As Ryan Avent says, Metro expansion is great, especially when it’s done properly, but you can’t just keep adding new branches in the suburbs:

One final point: Metro is a network. When a new extension is built, the additional connectivity increases the value of all the other nodes on the system. But while that increase in value is significant, it’s not nearly as great as the benefit conferred on people located along the extension, who suddenly have easy access to the whole of the system. And meanwhile, the usage generated by the extension does generate some direct and indirect costs on other users.

These costs are increasingly borne by users in the core of the system, where growth in the number of trains and passengers have led to crowded conditions on platforms and back-ups during peak periods. To some extent, this can be addressed by increasing peak fares, but given the obvious value of Metro, the growth in the system’s spokes, and the fact that the District is better suited than almost anywhere else in the metro area to handle increased density, it seems clear that new core capacity is needed (as well as a new river crossing over or under the Potomac).

Probably the best way to add capacity would be to construct the proposed “separated blue line” through downtown. Among the other virtues of that plan, it would have an immediate and obvious benefit to many people in Virginia, as well as improving the performance of the overall system, thus broadening its potential constituency.
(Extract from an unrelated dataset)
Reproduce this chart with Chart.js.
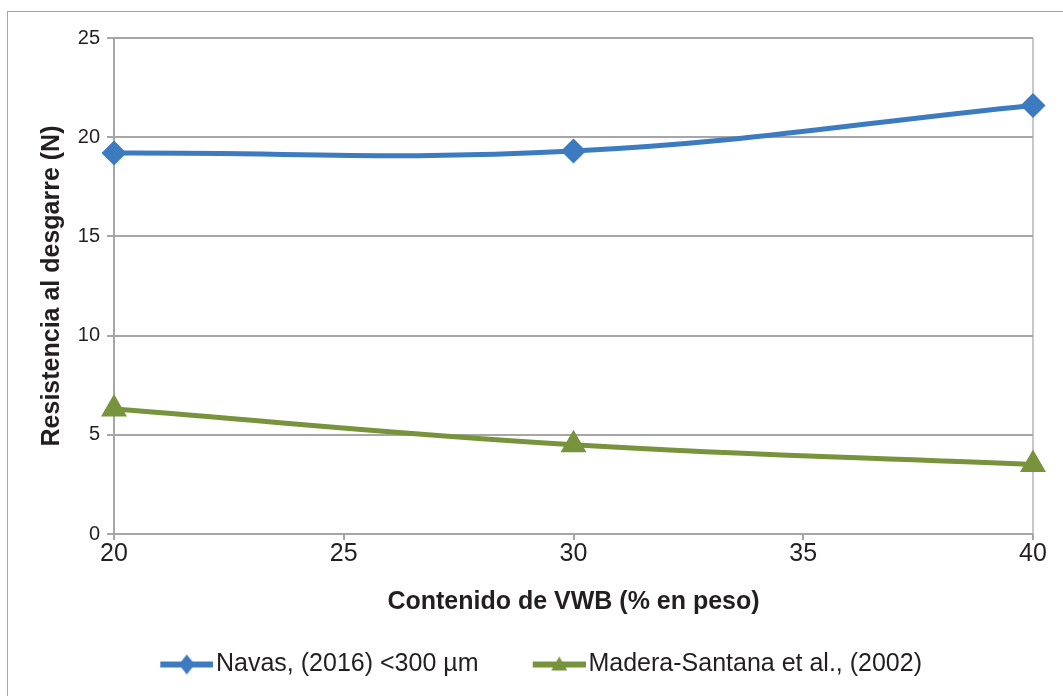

The Brown Line idea shown here also has a lot of merit and would, I believe, be less hideously expensive. But either of these proposals would cost a lot of money — there’s no cheap way to build heavy rail beneath an existing city. That said, the benefits would be enormous, both to the areas directly served and in terms of the enhanced value to the rest of the network. The completion of the Green Line has already had a completely transformational effect on swathes of the city.